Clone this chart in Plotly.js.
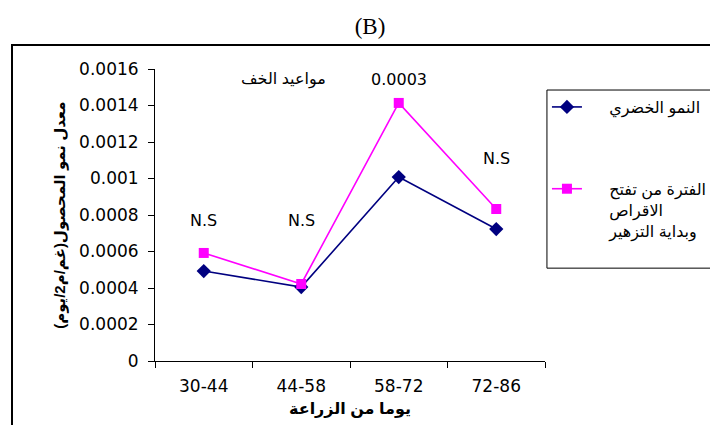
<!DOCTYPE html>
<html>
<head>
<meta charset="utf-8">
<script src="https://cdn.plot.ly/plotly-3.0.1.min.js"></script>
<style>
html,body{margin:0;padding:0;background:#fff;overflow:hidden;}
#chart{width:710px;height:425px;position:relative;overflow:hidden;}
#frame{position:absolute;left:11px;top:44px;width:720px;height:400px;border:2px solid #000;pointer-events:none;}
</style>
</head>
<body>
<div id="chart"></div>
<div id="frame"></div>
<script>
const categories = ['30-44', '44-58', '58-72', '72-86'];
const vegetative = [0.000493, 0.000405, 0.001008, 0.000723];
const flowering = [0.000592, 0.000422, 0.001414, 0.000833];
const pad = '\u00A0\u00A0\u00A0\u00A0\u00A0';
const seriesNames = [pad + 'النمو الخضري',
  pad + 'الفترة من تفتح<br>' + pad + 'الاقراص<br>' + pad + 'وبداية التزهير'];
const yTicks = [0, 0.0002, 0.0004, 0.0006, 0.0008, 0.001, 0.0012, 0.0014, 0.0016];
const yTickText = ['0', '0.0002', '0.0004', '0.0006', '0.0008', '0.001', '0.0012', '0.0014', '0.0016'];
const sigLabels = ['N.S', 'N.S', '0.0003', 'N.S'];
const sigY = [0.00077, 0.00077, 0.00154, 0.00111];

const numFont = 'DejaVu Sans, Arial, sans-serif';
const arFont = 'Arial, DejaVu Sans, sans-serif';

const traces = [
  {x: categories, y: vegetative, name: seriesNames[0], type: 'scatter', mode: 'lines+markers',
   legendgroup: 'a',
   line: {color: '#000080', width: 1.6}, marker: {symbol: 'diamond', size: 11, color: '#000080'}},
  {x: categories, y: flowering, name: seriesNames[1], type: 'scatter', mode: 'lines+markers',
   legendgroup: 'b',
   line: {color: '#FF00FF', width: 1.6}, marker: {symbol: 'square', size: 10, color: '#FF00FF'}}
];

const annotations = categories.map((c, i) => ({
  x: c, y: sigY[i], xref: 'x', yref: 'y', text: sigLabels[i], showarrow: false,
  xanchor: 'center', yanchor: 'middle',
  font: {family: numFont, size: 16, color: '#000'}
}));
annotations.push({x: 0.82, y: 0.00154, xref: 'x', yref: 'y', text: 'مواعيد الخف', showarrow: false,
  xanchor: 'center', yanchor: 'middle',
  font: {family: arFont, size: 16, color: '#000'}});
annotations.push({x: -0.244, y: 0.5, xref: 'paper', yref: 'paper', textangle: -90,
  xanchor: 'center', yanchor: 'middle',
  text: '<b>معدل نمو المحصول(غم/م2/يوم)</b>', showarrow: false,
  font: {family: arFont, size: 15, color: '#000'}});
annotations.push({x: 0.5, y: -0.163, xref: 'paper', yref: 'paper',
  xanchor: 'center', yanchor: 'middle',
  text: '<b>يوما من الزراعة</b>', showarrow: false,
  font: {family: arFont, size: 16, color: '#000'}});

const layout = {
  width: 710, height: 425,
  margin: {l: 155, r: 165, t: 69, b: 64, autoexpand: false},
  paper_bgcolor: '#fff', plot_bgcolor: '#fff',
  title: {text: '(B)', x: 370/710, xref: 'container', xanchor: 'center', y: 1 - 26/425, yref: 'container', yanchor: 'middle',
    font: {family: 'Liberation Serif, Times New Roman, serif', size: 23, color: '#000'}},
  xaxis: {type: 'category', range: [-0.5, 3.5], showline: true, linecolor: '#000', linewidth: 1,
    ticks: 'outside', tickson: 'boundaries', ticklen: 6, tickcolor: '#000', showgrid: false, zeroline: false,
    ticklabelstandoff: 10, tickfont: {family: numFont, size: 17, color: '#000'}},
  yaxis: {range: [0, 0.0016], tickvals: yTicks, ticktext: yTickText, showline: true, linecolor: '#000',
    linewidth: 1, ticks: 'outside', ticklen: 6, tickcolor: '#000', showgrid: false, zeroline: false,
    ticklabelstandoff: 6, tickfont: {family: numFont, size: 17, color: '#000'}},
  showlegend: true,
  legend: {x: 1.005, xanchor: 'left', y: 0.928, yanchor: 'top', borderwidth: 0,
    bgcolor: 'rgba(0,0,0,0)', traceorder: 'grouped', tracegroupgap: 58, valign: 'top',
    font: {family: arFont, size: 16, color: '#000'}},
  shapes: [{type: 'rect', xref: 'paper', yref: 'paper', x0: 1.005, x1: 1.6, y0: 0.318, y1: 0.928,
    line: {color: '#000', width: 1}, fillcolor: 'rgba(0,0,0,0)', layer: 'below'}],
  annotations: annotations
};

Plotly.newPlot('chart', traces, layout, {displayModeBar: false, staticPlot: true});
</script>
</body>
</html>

========================================================================

**TASK DETAILS**: Copy the material shown above in full and exactly. Skip the pictures.

**SOLUTION**:
Clone this chart in Plotly.js.
<!DOCTYPE html>
<html>
<head>
<meta charset="utf-8">
<script src="https://cdn.plot.ly/plotly-3.0.1.min.js"></script>
<style>
html,body{margin:0;padding:0;background:#fff;overflow:hidden;}
#chart{width:710px;height:425px;position:relative;overflow:hidden;}
#frame{position:absolute;left:11px;top:44px;width:720px;height:400px;border:2px solid #000;pointer-events:none;}
</style>
</head>
<body>
<div id="chart"></div>
<div id="frame"></div>
<script>
const categories = ['30-44', '44-58', '58-72', '72-86'];
const vegetative = [0.000493, 0.000405, 0.001008, 0.000723];
const flowering = [0.000592, 0.000422, 0.001414, 0.000833];
const pad = '\u00A0\u00A0\u00A0\u00A0\u00A0';
const seriesNames = [pad + 'النمو الخضري',
  pad + 'الفترة من تفتح<br>' + pad + 'الاقراص<br>' + pad + 'وبداية التزهير'];
const yTicks = [0, 0.0002, 0.0004, 0.0006, 0.0008, 0.001, 0.0012, 0.0014, 0.0016];
const yTickText = ['0', '0.0002', '0.0004', '0.0006', '0.0008', '0.001', '0.0012', '0.0014', '0.0016'];
const sigLabels = ['N.S', 'N.S', '0.0003', 'N.S'];
const sigY = [0.00077, 0.00077, 0.00154, 0.00111];

const numFont = 'DejaVu Sans, Arial, sans-serif';
const arFont = 'Arial, DejaVu Sans, sans-serif';

const traces = [
  {x: categories, y: vegetative, name: seriesNames[0], type: 'scatter', mode: 'lines+markers',
   legendgroup: 'a',
   line: {color: '#000080', width: 1.6}, marker: {symbol: 'diamond', size: 11, color: '#000080'}},
  {x: categories, y: flowering, name: seriesNames[1], type: 'scatter', mode: 'lines+markers',
   legendgroup: 'b',
   line: {color: '#FF00FF', width: 1.6}, marker: {symbol: 'square', size: 10, color: '#FF00FF'}}
];

const annotations = categories.map((c, i) => ({
  x: c, y: sigY[i], xref: 'x', yref: 'y', text: sigLabels[i], showarrow: false,
  xanchor: 'center', yanchor: 'middle',
  font: {family: numFont, size: 16, color: '#000'}
}));
annotations.push({x: 0.82, y: 0.00154, xref: 'x', yref: 'y', text: 'مواعيد الخف', showarrow: false,
  xanchor: 'center', yanchor: 'middle',
  font: {family: arFont, size: 16, color: '#000'}});
annotations.push({x: -0.244, y: 0.5, xref: 'paper', yref: 'paper', textangle: -90,
  xanchor: 'center', yanchor: 'middle',
  text: '<b>معدل نمو المحصول(غم/م2/يوم)</b>', showarrow: false,
  font: {family: arFont, size: 15, color: '#000'}});
annotations.push({x: 0.5, y: -0.163, xref: 'paper', yref: 'paper',
  xanchor: 'center', yanchor: 'middle',
  text: '<b>يوما من الزراعة</b>', showarrow: false,
  font: {family: arFont, size: 16, color: '#000'}});

const layout = {
  width: 710, height: 425,
  margin: {l: 155, r: 165, t: 69, b: 64, autoexpand: false},
  paper_bgcolor: '#fff', plot_bgcolor: '#fff',
  title: {text: '(B)', x: 370/710, xref: 'container', xanchor: 'center', y: 1 - 26/425, yref: 'container', yanchor: 'middle',
    font: {family: 'Liberation Serif, Times New Roman, serif', size: 23, color: '#000'}},
  xaxis: {type: 'category', range: [-0.5, 3.5], showline: true, linecolor: '#000', linewidth: 1,
    ticks: 'outside', tickson: 'boundaries', ticklen: 6, tickcolor: '#000', showgrid: false, zeroline: false,
    ticklabelstandoff: 10, tickfont: {family: numFont, size: 17, color: '#000'}},
  yaxis: {range: [0, 0.0016], tickvals: yTicks, ticktext: yTickText, showline: true, linecolor: '#000',
    linewidth: 1, ticks: 'outside', ticklen: 6, tickcolor: '#000', showgrid: false, zeroline: false,
    ticklabelstandoff: 6, tickfont: {family: numFont, size: 17, color: '#000'}},
  showlegend: true,
  legend: {x: 1.005, xanchor: 'left', y: 0.928, yanchor: 'top', borderwidth: 0,
    bgcolor: 'rgba(0,0,0,0)', traceorder: 'grouped', tracegroupgap: 58, valign: 'top',
    font: {family: arFont, size: 16, color: '#000'}},
  shapes: [{type: 'rect', xref: 'paper', yref: 'paper', x0: 1.005, x1: 1.6, y0: 0.318, y1: 0.928,
    line: {color: '#000', width: 1}, fillcolor: 'rgba(0,0,0,0)', layer: 'below'}],
  annotations: annotations
};

Plotly.newPlot('chart', traces, layout, {displayModeBar: false, staticPlot: true});
</script>
</body>
</html>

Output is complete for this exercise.